A clash between French police and demonstrators, who protested against President Emmanuel Macron’s controversial pension plans, took place nationwide on Thursday, ONA reports citing Anadolu Agency.
Nearly 200,000 people took part in the protests where clashes between with police, who used smoke bombs to disperse protestors, occurred.
Police intervened in the demonstrations, with protestors setting fire to a cafe, traffic lights and electric motorcycles in Paris.
According to the workers' unions, the strike will continue until Monday, with local media reporting that a total of 70 people have been arrested so far.
Some 20% of flights have already been cancelled.
In a Twitter post, the Paris Police Department said that the police and gendarmerie conducted 6,476 checks and arrested 65 people.
The Gare du Nord, one of the stations of the SNCF railway network in Paris, was almost empty in the morning, according to France 24 broadcaster.
Protesters, however, started to come at the Gare du Nord in the afternoon to attend the main march to Place de la Nation square.

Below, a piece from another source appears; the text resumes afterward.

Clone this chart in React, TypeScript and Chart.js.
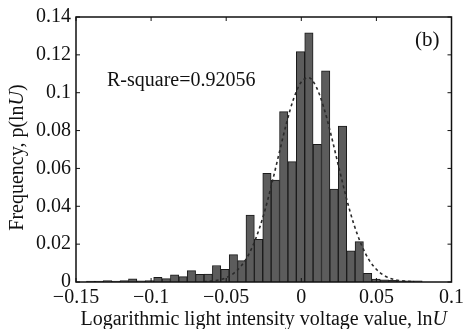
import React, { useEffect, useRef } from "react";
import { Chart, registerables } from "chart.js";

Chart.register(...registerables);

// Histogram bin centres (ln U) and observed frequencies
const binCenters = [
  -0.1402, -0.13461, -0.12903, -0.12344, -0.11785, -0.11227, -0.10668, -0.10109,
  -0.0955, -0.08992, -0.08433, -0.07874, -0.07316, -0.06757, -0.06198, -0.0564,
  -0.05081, -0.04522, -0.03963, -0.03405, -0.02846, -0.02287, -0.01729, -0.0117,
  -0.00611, -0.00053, 0.00506, 0.01065, 0.01624, 0.02182, 0.02741, 0.033,
  0.03858, 0.04417, 0.04976, 0.05535, 0.06093, 0.06652, 0.07211, 0.07769,
];
const frequencies = [
  0.0005, 0.0005, 0.0008, 0.0005, 0.0008, 0.0017, 0.0006, 0.0008,
  0.0025, 0.0018, 0.0038, 0.0028, 0.006, 0.0041, 0.0042, 0.0087,
  0.0067, 0.0145, 0.0113, 0.0354, 0.0226, 0.0574, 0.0539, 0.09,
  0.0636, 0.1217, 0.1317, 0.0727, 0.1115, 0.0491, 0.0824, 0.0165,
  0.0213, 0.0046, 0.0016, 0.0012, 0.0009, 0.0006, 0.0006, 0.0006,
];

// Fitted curve (dashed)
const fitX = [
  -0.065, -0.06, -0.055, -0.05, -0.045, -0.04, -0.035, -0.03, -0.025, -0.02,
  -0.015, -0.01, -0.005, 0, 0.005, 0.01, 0.015, 0.02, 0.025, 0.03,
  0.035, 0.04, 0.045, 0.05, 0.055, 0.06, 0.065, 0.07, 0.075,
];
const fitY = [
  0.0002, 0.0005, 0.0011, 0.0023, 0.0046, 0.0085, 0.0146, 0.0236, 0.0357, 0.0507,
  0.0672, 0.0835, 0.0971, 0.1057, 0.1079, 0.103, 0.0921, 0.0771, 0.0605, 0.0444,
  0.0305, 0.0197, 0.0118, 0.0067, 0.0035, 0.0017, 0.0008, 0.0004, 0.0001,
];

const xTickValues = [-0.15, -0.1, -0.05, 0, 0.05, 0.1];
const xTickLabels = ["\u22120.15", "\u22120.1", "\u22120.05", "0", "0.05", "0.1"];
const yTickValues = [0, 0.02, 0.04, 0.06, 0.08, 0.1, 0.12, 0.14];
const yTickLabels = ["0", "0.02", "0.04", "0.06", "0.08", "0.1", "0.12", "0.14"];

const xTitleParts = [
  { text: "Logarithmic light intensity voltage value, ln", italic: false },
  { text: "U", italic: true },
];
const yTitleParts = [
  { text: "Frequency, p(ln", italic: false },
  { text: "U", italic: true },
  { text: ")", italic: false },
];
const rSquareText = "R-square=0.92056";
const panelText = "(b)";

const FAMILY = "'Liberation Serif', 'Times New Roman', serif";
const INK = "#111111";

function drawParts(ctx: CanvasRenderingContext2D, parts: { text: string; italic: boolean }[], size: number, cx: number, baseline: number) {
  const widths = parts.map((p) => {
    ctx.font = `${p.italic ? "italic " : ""}${size}px ${FAMILY}`;
    return ctx.measureText(p.text).width;
  });
  const total = widths.reduce((a, b) => a + b, 0);
  let x = cx - total / 2;
  ctx.textAlign = "left";
  ctx.textBaseline = "alphabetic";
  parts.forEach((p, i) => {
    ctx.font = `${p.italic ? "italic " : ""}${size}px ${FAMILY}`;
    ctx.fillText(p.text, x, baseline);
    x += widths[i];
  });
}

const framePlugin = {
  id: "matlabFrame",
  afterDatasetsDraw(chart: any) {
    const { ctx, chartArea, scales } = chart;
    const { left, right, top, bottom } = chartArea;
    const xs = scales.x;
    const ys = scales.y;
    ctx.save();
    ctx.strokeStyle = INK;
    ctx.lineWidth = 1.5;
    ctx.strokeRect(left, top, right - left, bottom - top);
    ctx.lineWidth = 1;
    const tl = 4;
    ctx.beginPath();
    xTickValues.forEach((v) => {
      const px = xs.getPixelForValue(v);
      ctx.moveTo(px, bottom);
      ctx.lineTo(px, bottom - tl);
      ctx.moveTo(px, top);
      ctx.lineTo(px, top + tl);
    });
    yTickValues.forEach((v) => {
      const py = ys.getPixelForValue(v);
      ctx.moveTo(left, py);
      ctx.lineTo(left + tl, py);
      ctx.moveTo(right, py);
      ctx.lineTo(right - tl, py);
    });
    ctx.stroke();

    ctx.fillStyle = INK;
    // x title
    drawParts(ctx, xTitleParts, 20, (left + right) / 2, 325);
    // y title (rotated)
    ctx.save();
    ctx.translate(23, (top + bottom) / 2 + 8);
    ctx.rotate(-Math.PI / 2);
    drawParts(ctx, yTitleParts, 20, 0, 0);
    ctx.restore();
    // annotations
    ctx.font = `20px ${FAMILY}`;
    ctx.textAlign = "left";
    ctx.textBaseline = "alphabetic";
    ctx.fillText(rSquareText, 107, 86);
    ctx.font = `21px ${FAMILY}`;
    ctx.fillText(panelText, 415, 46);
    ctx.restore();
  },
};

export default function App() {
  const canvasRef = useRef<HTMLCanvasElement | null>(null);

  useEffect(() => {
    document.body.style.margin = "0";
    const canvas = canvasRef.current;
    if (!canvas) return;
    const chart = new Chart(canvas, {
      type: "bar",
      data: {
        datasets: [
          {
            type: "line",
            label: "fit",
            data: fitX.map((x, i) => ({ x, y: fitY[i] })),
            borderColor: "#2a2a2a",
            borderWidth: 1.6,
            borderDash: [3, 3],
            pointRadius: 0,
            fill: false,
            cubicInterpolationMode: "monotone",
            order: 0,
          } as any,
          {
            type: "bar",
            label: "frequency",
            data: binCenters.map((x, i) => ({ x, y: frequencies[i] })),
            backgroundColor: "#5c5c5c",
            borderColor: "#1a1a1a",
            borderWidth: 1,
            barPercentage: 1,
            categoryPercentage: 1,
            order: 1,
          } as any,
        ],
      },
      options: {
        animation: false,
        responsive: false,
        devicePixelRatio: 1,
        layout: { padding: { left: 0, right: 13, top: 16, bottom: 0 } },
        plugins: { legend: { display: false }, tooltip: { enabled: false } },
        scales: {
          x: {
            type: "linear",
            min: -0.15,
            max: 0.1,
            offset: false,
            grid: { display: false, drawTicks: false, offset: false },
            border: { display: false },
            afterBuildTicks: (scale: any) => {
              scale.ticks = xTickValues.map((value) => ({ value }));
            },
            afterFit: (scale: any) => {
              scale.height = 47;
            },
            ticks: {
              autoSkip: false,
              maxRotation: 0,
              padding: 4,
              color: INK,
              font: { family: FAMILY, size: 20 },
              callback: (_v: any, i: number) => xTickLabels[i],
            },
          },
          y: {
            type: "linear",
            min: 0,
            max: 0.14,
            grid: { display: false, drawTicks: false },
            border: { display: false },
            afterBuildTicks: (scale: any) => {
              scale.ticks = yTickValues.map((value) => ({ value }));
            },
            afterFit: (scale: any) => {
              scale.width = 76;
            },
            ticks: {
              padding: 5,
              color: INK,
              font: { family: FAMILY, size: 20 },
              callback: (_v: any, i: number) => yTickLabels[i],
            },
          },
        },
      },
      plugins: [framePlugin],
    });
    return () => chart.destroy();
  }, []);

  return (
    <div style={{ position: "relative", width: 468, height: 329, background: "#ffffff" }}>
      <canvas ref={canvasRef} width={468} height={329} />
    </div>
  );
}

The protesters include police, healthcare professionals, teachers, lawyers, taxi and freight drivers, postal workers, farmers, civil servants, refinery workers and students, according to daily Le Monde.

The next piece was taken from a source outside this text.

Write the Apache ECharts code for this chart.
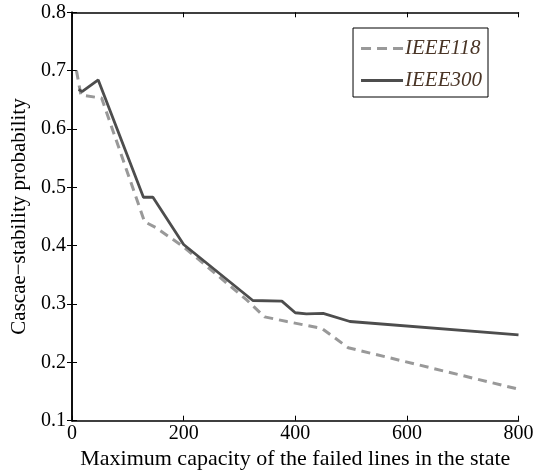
<!DOCTYPE html>
<html>
<head>
<meta charset="utf-8">
<script src="https://cdn.jsdelivr.net/npm/echarts@6/dist/echarts.min.js"></script>
<style>
html,body{margin:0;padding:0;background:#fff;}
#c{width:546px;height:472px;}
</style>
</head>
<body>
<div id="c"></div>
<script>
// x values (capacity) and probabilities
var x118 = [8, 16, 53, 130, 150, 200, 313, 345, 385, 448, 495, 800];
var y118 = [0.700, 0.658, 0.653, 0.441, 0.431, 0.398, 0.307, 0.278, 0.270, 0.258, 0.225, 0.154];
var x300 = [12, 18, 47, 128, 145, 200, 324, 376, 400, 420, 450, 498, 800];
var y300 = [0.668, 0.664, 0.684, 0.483, 0.483, 0.402, 0.306, 0.305, 0.285, 0.283, 0.284, 0.270, 0.247];
var xTicks = [0, 200, 400, 600, 800];
var yTicks = [0.1, 0.2, 0.3, 0.4, 0.5, 0.6, 0.7, 0.8];
var seriesNames = ['IEEE118', 'IEEE300'];
var xTitle = 'Maximum capacity of the failed lines in the state';
var yTitle = 'Cascae\u2212stability probability';

function pairs(xs, ys) { return xs.map(function (x, i) { return [x, ys[i]]; }); }

var FONT = "'Liberation Serif', 'Times New Roman', serif";
var DASH_ICON = 'path://M0,0h10v3h-10z M16,0h10v3h-10z M32,0h10v3h-10z';
var SOLID_ICON = 'path://M0,0h42v3h-42z';
var chart = echarts.init(document.getElementById('c'), null, {renderer: 'canvas'});
var axisLine = {show: true, lineStyle: {color: '#000', width: 1.5}};
var tick = {show: true, inside: true, length: 5, lineStyle: {color: '#000', width: 1}};
chart.setOption({
  animation: false,
  backgroundColor: '#fff',
  grid: {left: 72, right: 27.5, top: 12.3, bottom: 51.3, containLabel: false, outerBoundsMode: 'none'},
  legend: {
    data: [{name: seriesNames[0], icon: DASH_ICON}, {name: seriesNames[1], icon: SOLID_ICON}],
    orient: 'vertical',
    right: 58, top: 28,
    padding: [10, 6, 6, 8],
    itemWidth: 42, itemHeight: 3, itemGap: 11,
    borderColor: '#000', borderWidth: 1, backgroundColor: '#fff',
    textStyle: {fontFamily: FONT, fontStyle: 'italic', fontSize: 21, color: '#4a3526', padding: [0, 0, 0, -3]}
  },
  xAxis: [{
    type: 'value', min: xTicks[0], max: xTicks[xTicks.length - 1], interval: 200,
    axisLine: axisLine, axisTick: tick, splitLine: {show: false},
    axisLabel: {fontFamily: FONT, fontSize: 20, color: '#000', margin: 3},
    name: xTitle, nameLocation: 'middle', nameGap: 18,
    nameTextStyle: {fontFamily: FONT, fontSize: 22, color: '#000'}
  }, {
    type: 'value', position: 'top', min: 0, max: 800, interval: 200,
    axisLine: axisLine, axisTick: tick, axisLabel: {show: false}, splitLine: {show: false}
  }],
  yAxis: [{
    type: 'value', min: yTicks[0], max: yTicks[yTicks.length - 1], interval: 0.1,
    axisLine: axisLine, axisTick: tick, splitLine: {show: false},
    axisLabel: {fontFamily: FONT, fontSize: 20, color: '#000', margin: 6,
      formatter: function (v) { return v.toFixed(1); }},
    name: yTitle, nameLocation: 'middle', nameGap: 31,
    nameTextStyle: {fontFamily: FONT, fontSize: 21, color: '#000'}
  }, {
    type: 'value', position: 'right', min: 0.1, max: 0.8, interval: 0.1,
    axisLine: axisLine, axisTick: tick, axisLabel: {show: false}, splitLine: {show: false}
  }],
  series: [{
    name: seriesNames[0], type: 'line', data: pairs(x118, y118),
    symbol: 'none', color: '#999999',
    lineStyle: {color: '#999999', width: 3, type: [9, 6]}
  }, {
    name: seriesNames[1], type: 'line', data: pairs(x300, y300),
    symbol: 'none', color: '#4d4d4d',
    lineStyle: {color: '#4d4d4d', width: 2.8}
  }]
});
</script>
</body>
</html>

Among the protesting people are employees of national carrier Air France, state-owned Parisian public transport operator RATP, electricity company EDF that is largely owned by the government, state-owned national railway firm SNCF, and automobile manufacturer Renault.
The "unlimited" strike impacted all public transport systems in the country, according to local media reports.
Some trains have been cancelled, while others have been operating at drastically reduced shifts.
Commuters preferred bikes or electronic scooters to go to work or stayed at home.
The strike could last for days and the outcome of it is still uncertain but it aims to halt the reform.
The walkout came after the government announced its determination to implement pension reform despite nationwide outcry.
According to France’s National Institute of Statistics and Economic Studies, Macron has further fueled the "sense of anger and rebellion" among French people against their president, with his economic policies that have given wealthy people a greater share of national income since his inauguration on May 17, 2017.
Macron has been facing the biggest crisis since the beginning of yellow vest protests in October last year.